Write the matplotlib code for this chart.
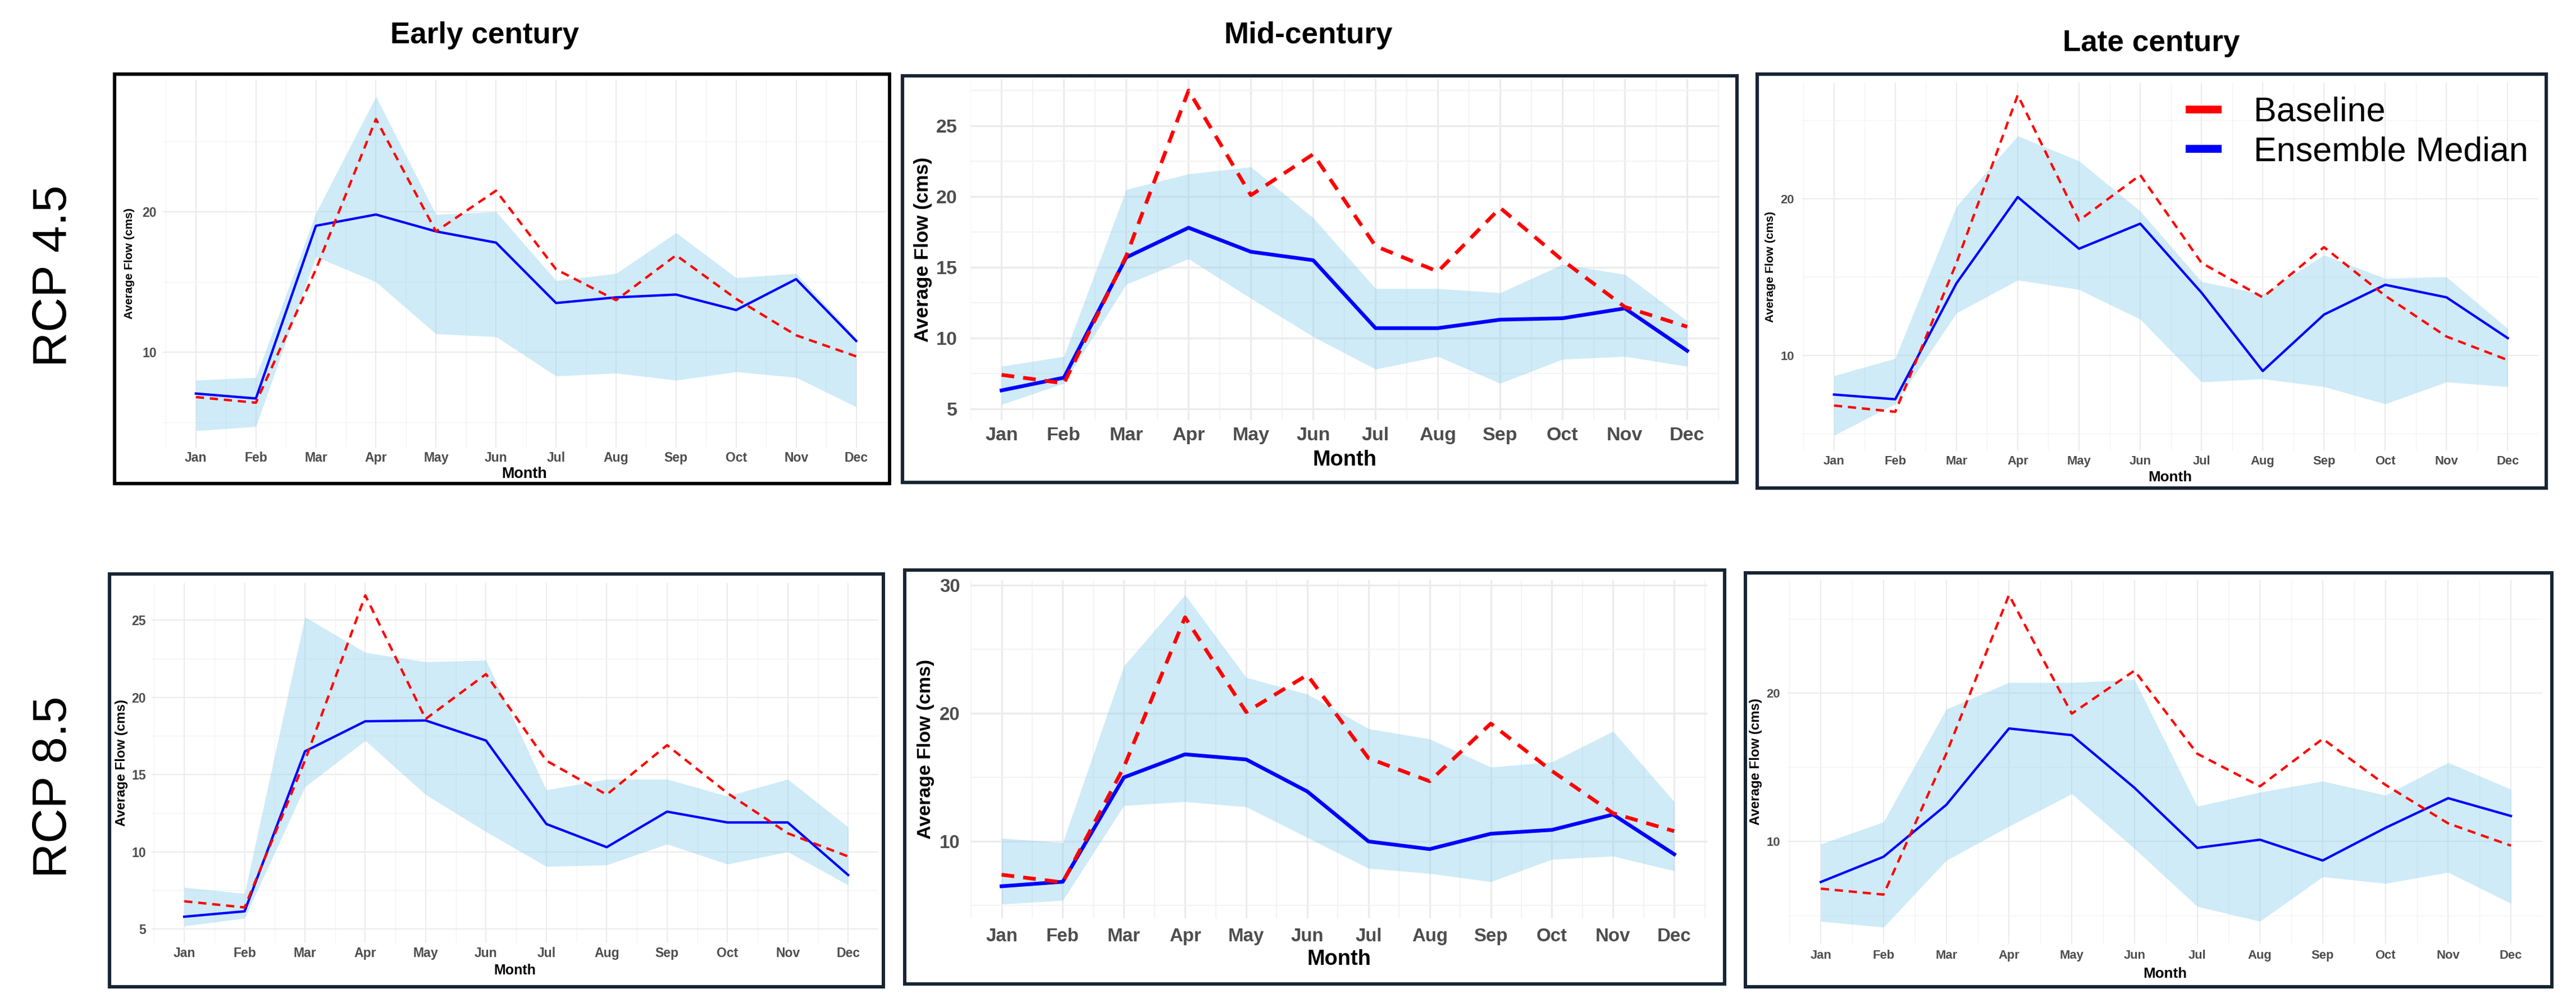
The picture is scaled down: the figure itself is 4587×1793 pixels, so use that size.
import matplotlib
matplotlib.use("Agg")
import matplotlib.pyplot as plt
import matplotlib.font_manager as fm
from matplotlib.lines import Line2D
from matplotlib.patches import Rectangle
import numpy as np

W, H = 4587, 1793

months = ['Jan', 'Feb', 'Mar', 'Apr', 'May', 'Jun',
          'Jul', 'Aug', 'Sep', 'Oct', 'Nov', 'Dec']
col_titles = ['Early century', 'Mid-century', 'Late century']
row_titles = ['RCP 4.5', 'RCP 8.5']
series_names = ['Baseline', 'Ensemble Median']

# baseline flow (cms) as drawn in the early / late panels and in the mid panels
baseline = [6.8, 6.4, 15.9, 26.6, 18.6, 21.5, 15.9, 13.7, 16.9, 13.8, 11.2, 9.7]
baseline_mid = [7.4, 6.8, 15.8, 27.5, 20.1, 23.0, 16.5, 14.7, 19.2, 15.5, 12.2, 10.8]

# RCP 4.5
median_45_early = [7.05, 6.7, 19.0, 19.8, 18.6, 17.8, 13.5, 13.9, 14.1, 13.0, 15.2, 10.8]
lower_45_early = [4.4, 4.7, 16.8, 15.0, 11.3, 11.1, 8.3, 8.5, 8.0, 8.6, 8.2, 6.1]
upper_45_early = [8.0, 8.2, 19.9, 28.2, 19.8, 20.0, 15.1, 15.6, 18.5, 15.3, 15.6, 11.0]

median_45_mid = [6.3, 7.2, 15.7, 17.8, 16.1, 15.5, 10.7, 10.7, 11.3, 11.4, 12.1, 9.1]
lower_45_mid = [5.3, 6.8, 13.8, 15.6, 12.8, 10.1, 7.8, 8.7, 6.8, 8.5, 8.7, 8.0]
upper_45_mid = [8.0, 8.7, 20.5, 21.6, 22.1, 18.5, 13.5, 13.5, 13.2, 15.2, 14.5, 11.2]

median_45_late = [7.5, 7.2, 14.6, 20.1, 16.8, 18.4, 14.0, 9.0, 12.6, 14.5, 13.7, 11.1]
lower_45_late = [4.9, 6.9, 12.7, 14.8, 14.2, 12.3, 8.3, 8.5, 8.0, 6.9, 8.3, 8.0]
upper_45_late = [8.7, 9.8, 19.5, 24.0, 22.4, 19.2, 14.7, 13.9, 16.4, 14.9, 15.0, 11.7]

# RCP 8.5
median_85_early = [5.8, 6.15, 16.5, 18.45, 18.5, 17.2, 11.8, 10.3, 12.6, 11.9, 11.9, 8.5]
lower_85_early = [5.2, 5.7, 14.2, 17.2, 13.7, 11.3, 9.05, 9.15, 10.5, 9.2, 10.0, 7.85]
upper_85_early = [7.7, 7.3, 25.2, 22.9, 22.3, 22.4, 14.0, 14.7, 14.7, 13.6, 14.7, 11.6]

median_85_mid = [6.5, 6.85, 15.0, 16.8, 16.4, 13.9, 10.0, 9.4, 10.6, 10.9, 12.1, 9.0]
lower_85_mid = [5.1, 5.4, 12.8, 13.1, 12.7, 10.3, 7.9, 7.5, 6.85, 8.6, 8.85, 7.7]
upper_85_mid = [10.25, 9.9, 23.7, 29.25, 22.8, 21.5, 18.8, 18.0, 15.8, 16.2, 18.6, 13.1]

median_85_late = [7.25, 8.95, 12.45, 17.6, 17.15, 13.6, 9.55, 10.1, 8.7, 10.9, 12.9, 11.7]
lower_85_late = [4.6, 4.2, 8.7, 11.0, 13.2, 9.5, 5.6, 4.6, 7.6, 7.15, 7.9, 5.8]
upper_85_late = [9.8, 11.3, 18.9, 20.7, 20.7, 20.9, 12.35, 13.3, 14.05, 13.1, 15.3, 13.5]

# layout of each pasted panel, in pixels of the final image
# frame / plot: (left, top, right, bottom); xt_y, xl_y: y centre of tick labels / "Month";
# yt_x, yl_x: x centre of y tick labels / y axis title
panels = [
    dict(base=baseline, med=median_45_early, lo=lower_45_early, hi=upper_45_early,
         frame=(204, 132, 1584, 861), edge='#000000', plot=(290, 142, 1578, 797),
         xlim=(0.45, 12.28), ylim=(3.2, 29.4), major=[10, 20], minor=[5, 15, 25],
         tick_px=23, lab_px=27, ylab_px=21, lw=3.1, xt_y=817, xl_y=844, yt_x=266, yl_x=230),
    dict(base=baseline_mid, med=median_45_mid, lo=lower_45_mid, hi=upper_45_mid,
         frame=(1607, 135, 3093, 859), edge='#172533', plot=(1728, 141, 3062, 748),
         xlim=(0.5, 12.52), ylim=(4.2, 28.3), major=[5, 10, 15, 20, 25],
         minor=[7.5, 12.5, 17.5, 22.5, 27.5],
         tick_px=34, lab_px=38, ylab_px=35, lw=4.8, xt_y=779, xl_y=819, yt_x=1686, yl_x=1643),
    dict(base=baseline, med=median_45_late, lo=lower_45_late, hi=upper_45_late,
         frame=(3129, 132, 4534, 869), edge='#172533', plot=(3209, 147, 4520, 803),
         xlim=(0.48, 12.22), ylim=(3.9, 27.4), major=[10, 20], minor=[5, 15, 25],
         tick_px=22, lab_px=26, ylab_px=21, lw=3.1, xt_y=823, xl_y=850, yt_x=3183, yl_x=3152,
         legend=True),
    dict(base=baseline, med=median_85_early, lo=lower_85_early, hi=upper_85_early,
         frame=(195, 1022, 1573, 1757), edge='#172533', plot=(270, 1038, 1564, 1679),
         xlim=(0.46, 12.18), ylim=(4.1, 27.4), major=[5, 10, 15, 20, 25],
         minor=[7.5, 12.5, 17.5, 22.5],
         tick_px=23, lab_px=25, ylab_px=24, lw=3.1, xt_y=1699, xl_y=1728, yt_x=247, yl_x=216),
    dict(base=baseline_mid, med=median_85_mid, lo=lower_85_mid, hi=upper_85_mid,
         frame=(1611, 1015, 3071, 1752), edge='#172533', plot=(1728, 1033, 3040, 1635),
         xlim=(0.49, 12.54), ylim=(4.0, 30.4), major=[10, 20, 30], minor=[5, 15, 25],
         tick_px=33, lab_px=38, ylab_px=34, lw=4.8, xt_y=1670, xl_y=1708, yt_x=1691, yl_x=1648),
    dict(base=baseline, med=median_85_late, lo=lower_85_late, hi=upper_85_late,
         frame=(3108, 1020, 4544, 1757), edge='#172533', plot=(3183, 1033, 4527, 1680),
         xlim=(0.47, 12.17), ylim=(3.1, 27.6), major=[10, 20], minor=[5, 15, 25],
         tick_px=22, lab_px=26, ylab_px=24, lw=3.1, xt_y=1703, xl_y=1734, yt_x=3158, yl_x=3127),
]

title_pos = [(863, 63), (2330, 63), (3831, 77)]
row_pos = [(96, 491), (96, 1401)]

PT = 0.72  # points per pixel at dpi 100

installed = {f.name for f in fm.fontManager.ttflist}
narrow = 'Liberation Sans Narrow' if 'Liberation Sans Narrow' in installed else 'Liberation Sans'
plt.rcParams['font.family'] = ['Liberation Sans', 'DejaVu Sans']

fig = plt.figure(figsize=(W / 100, H / 100), dpi=100)


def fig_rect(l, t, r, b):
    return [l / W, 1 - b / H, (r - l) / W, (b - t) / H]


x = np.arange(1, 13)
for p in panels:
    l, t, r, b = p['plot']
    ax = fig.add_axes(fig_rect(l, t, r, b))
    ax.fill_between(x, p['lo'], p['hi'], color='skyblue', alpha=0.4, lw=0, zorder=1)
    ax.plot(x, p['base'], color='red', lw=p['lw'], ls=(0, (3.4, 2.4)), zorder=3)
    ax.plot(x, p['med'], color='blue', lw=p['lw'], zorder=2)
    ax.set_xlim(*p['xlim'])
    ax.set_ylim(*p['ylim'])
    ax.set_xticks(x, months)
    ax.set_xticks(np.arange(0.5, 13, 1.0), minor=True)
    ax.set_yticks(p['major'], [str(v) for v in p['major']])
    ax.set_yticks(p['minor'], minor=True)
    scale = p['lw'] / 3.1
    ax.grid(which='major', color='#ebebeb', lw=1.5 * scale)
    ax.grid(which='minor', color='#f3f3f3', lw=1.0 * scale)
    ax.set_axisbelow(True)
    for s in ax.spines.values():
        s.set_visible(False)

    fs = p['tick_px']
    xpad = (p['xt_y'] - b - 0.55 * fs) * PT
    ypad = (l - p['yt_x'] - 0.556 * fs) * PT
    ax.tick_params(which='both', length=0)
    ax.tick_params(axis='x', pad=xpad, labelsize=fs * PT, labelcolor='#4d4d4d')
    ax.tick_params(axis='y', pad=ypad, labelsize=fs * PT, labelcolor='#4d4d4d')
    for lab in ax.get_xticklabels() + ax.get_yticklabels():
        lab.set_fontweight('bold')

    ax.set_xlabel('Month', fontsize=p['lab_px'] * PT, fontweight='bold', color='black')
    ax.xaxis.label.set_va('center')
    ax.xaxis.set_label_coords(0.5, (b - p['xl_y']) / (b - t))
    ax.set_ylabel('Average Flow (cms)', fontsize=p['ylab_px'] * PT,
                  fontweight='bold', color='black')
    ax.yaxis.label.set_va('center')
    ax.yaxis.set_label_coords((p['yl_x'] - l) / (r - l), 0.5)

    if p.get('legend'):
        handles = [Line2D([0], [0], color='red', lw=14 * PT, solid_capstyle='butt'),
                   Line2D([0], [0], color='blue', lw=14 * PT, solid_capstyle='butt')]
        fig.legend(handles, series_names, loc='upper left',
                   bbox_to_anchor=(3892 / W, 1 - 172 / H), frameon=False,
                   fontsize=61 * PT, handlelength=1.05, handletextpad=0.93,
                   labelspacing=0.22, borderpad=0, borderaxespad=0)

    fl, ft, fr, fb = p['frame']
    fig.add_artist(Rectangle((fl / W, 1 - fb / H), (fr - fl) / W, (fb - ft) / H,
                             transform=fig.transFigure, fill=False,
                             ec=p['edge'], lw=6 * PT, zorder=5))

for (cx, cy), txt in zip(title_pos, col_titles):
    fig.text(cx / W, 1 - cy / H, txt, ha='center', va='center',
             fontsize=53 * PT, fontweight='bold', color='black')

row_fs = 100 if narrow != 'Liberation Sans' else 86
for (cx, cy), txt in zip(row_pos, row_titles):
    fig.text(cx / W, 1 - cy / H, txt, ha='center', va='center', rotation=90,
             fontsize=row_fs * PT, family=narrow, color='black')

fig.savefig('out.png', dpi=100, facecolor='white')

### EXERCISE INSTRUCTIONS
Starting at the top of the listing above, please restate word for word each line up to and including the one that holds "W, H = 4587, 1793", omitting every image.

### SOLUTION
Write the matplotlib code for this chart.
The picture is scaled down: the figure itself is 4587×1793 pixels, so use that size.
import matplotlib
matplotlib.use("Agg")
import matplotlib.pyplot as plt
import matplotlib.font_manager as fm
from matplotlib.lines import Line2D
from matplotlib.patches import Rectangle
import numpy as np

W, H = 4587, 1793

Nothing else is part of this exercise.